Jordan Charbonneau

Jordan Charbonneau

Rabbit Ridge Farm

By Jordan Charbonneau

Jordan has always lived in rural areas, but recently moved back to the land that her partner grew up on: Rabbit Ridge Farm. After graduation, they realized their ideal life was on a farm and homestead. “This land was ideal for us because we were able to start farming and building our dream immediately. It’s also 60 acres, much bigger than we’re accustomed to having access too, and surrounded by large tracts of land owned by family members.” Here they raise 20 chickens of a variety of breeds, “including one little silver laced wyandotte hen who is utterly convinced she’s a dog.” They also have six rescue ducks, one beehive, fourteen rabbits (three English angoras), as well as a 14-year-old Sheltie mix and a 16-year-old cat.

“I’ve actually been into gardening since I was a child, and my partner’s family has always had large gardens, but together we started our first market garden when we were on a summer break from college. At the time, we were kind of scrambling to make ends meet, and the garden not only fed us but helped bring in a little extra cash.” In their garden, Jordan grows a variety of produce. This fall they’re planting wheat, garlic, carrots, kale, peas, cabbage, leeks, and a variety of greens.

Their largest project, though, is going completely off-grid by building a 24×24-foot home deep in the woods. Jordan hopes to be moved in by next year, but there’s still a well to dig, solar panels to install, and a wood stove to create!

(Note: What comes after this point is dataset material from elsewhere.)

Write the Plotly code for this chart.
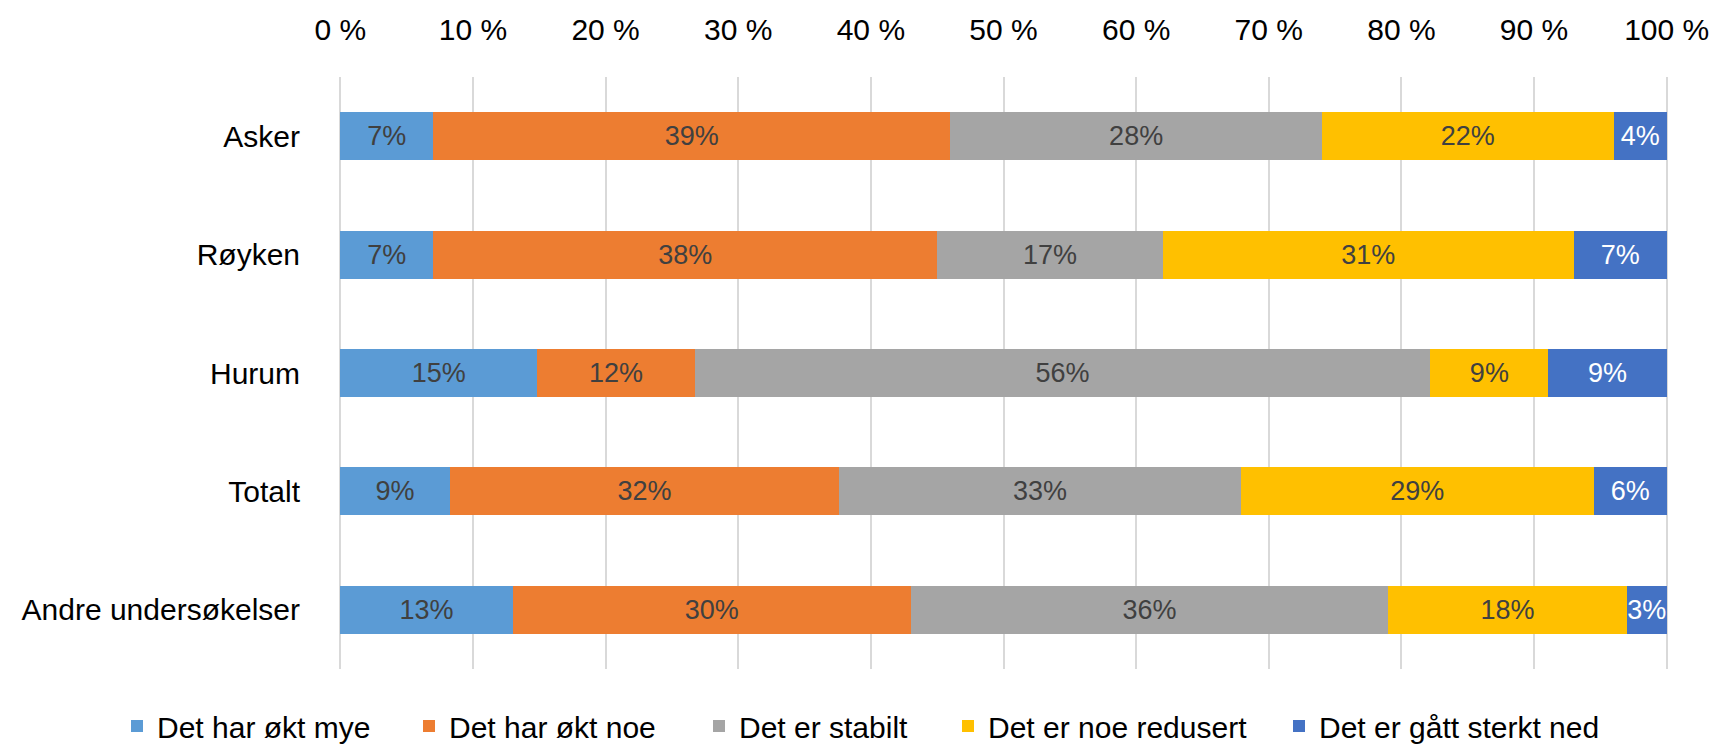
import plotly.graph_objects as go

categories = ["Asker", "Røyken", "Hurum", "Totalt", "Andre undersøkelser"]
series_names = ["Det har økt mye", "Det har økt noe", "Det er stabilt",
                "Det er noe redusert", "Det er gått sterkt ned"]
okt_mye = [7, 7, 15, 9, 13]
okt_noe = [39, 38, 12, 32, 30]
stabilt = [28, 17, 56, 33, 36]
noe_redusert = [22, 31, 9, 29, 18]
sterkt_ned = [4, 7, 9, 6, 3]
series_values = [okt_mye, okt_noe, stabilt, noe_redusert, sterkt_ned]
colors = ["#5B9BD5", "#ED7D31", "#A5A5A5", "#FFC000", "#4472C4"]
label_colors = ["#404040", "#404040", "#404040", "#404040", "#FFFFFF"]
tick_vals = [0, 10, 20, 30, 40, 50, 60, 70, 80, 90, 100]
tick_text = ["0 %", "10 %", "20 %", "30 %", "40 %", "50 %", "60 %", "70 %", "80 %", "90 %", "100 %"]

FONT = "Liberation Sans, Arial, sans-serif"
W, H = 1714, 744

# left edge (px) of each legend square in the reference
legend_square_px = [131, 423, 713, 962, 1293]
legend_center_y_px = 726

fig = go.Figure()
legend_ids = ["legend", "legend2", "legend3", "legend4", "legend5"]
for name, vals, col, lc, lid in zip(series_names, series_values, colors, label_colors, legend_ids):
    fig.add_trace(go.Bar(
        name=name, y=categories, x=vals, orientation="h",
        marker=dict(color=col, line=dict(width=0)),
        text=[f"{v}%" for v in vals], textposition="inside",
        insidetextanchor="middle", textangle=0,
        textfont=dict(family=FONT, size=27, color=lc),
        hoverinfo="skip", legend=lid, showlegend=True,
    ))

legend_layouts = {}
for lid, sq in zip(legend_ids, legend_square_px):
    legend_layouts[lid] = dict(
        orientation="h", xref="container", yref="container",
        x=(sq - 14) / W, xanchor="left",
        y=(H - legend_center_y_px) / H, yanchor="middle",
        font=dict(family=FONT, size=30, color="#000000"),
        bgcolor="rgba(0,0,0,0)", borderwidth=0, itemwidth=30,
        visible=True,
    )

fig.update_layout(
    showlegend=True,
    barmode="stack", barnorm="percent", bargap=0.595,
    width=W, height=H,
    paper_bgcolor="white", plot_bgcolor="white",
    margin=dict(l=339, r=46, t=77, b=75, autoexpand=False),
    font=dict(family=FONT, size=29, color="#000000"),
    uniformtext=dict(minsize=27, mode="show"),
    xaxis=dict(side="top", range=[-0.1, 100.1], tickvals=tick_vals, ticktext=tick_text,
               showgrid=True, gridcolor="#D9D9D9", gridwidth=1.5, zeroline=False,
               showline=False, ticks="", ticklabelstandoff=30, automargin=False,
               ticklabeloverflow="allow",
               tickfont=dict(family=FONT, size=30, color="#000000")),
    yaxis=dict(autorange="reversed", showgrid=False, zeroline=False, showline=False,
               ticks="", ticklabelstandoff=38, automargin=False,
               tickfont=dict(family=FONT, size=30, color="#000000")),
    **legend_layouts,
)

# remove the default 8px page margin so the figure fills the window exactly
fig.write_html("out.html", config={"displayModeBar": False},
               post_script="document.body.style.margin='0';document.body.style.overflow='hidden';")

Not to mention other homesteading tasks like expanding the garden, planting an orchard, developing crafts like soap-making, preparing the land for sheep, and overall hoping to soon make a full-time income from the land.

To Jordan, homesteaders are those people who first and foremost “are looking to provide for themselves as much as possible whether it be growing and canning produce, knitting socks, or making laundry detergent.” But she believes it can also define anyone who wants to live close to nature and find their community there, cherish traditional skills, and who are grateful for what they have. Her philosophy on country life is just about “slowing down and getting back to old ways of providing for yourself like gardening, foraging, and beekeeping. It’s more about food, family, and lifestyle than about where you actually live.”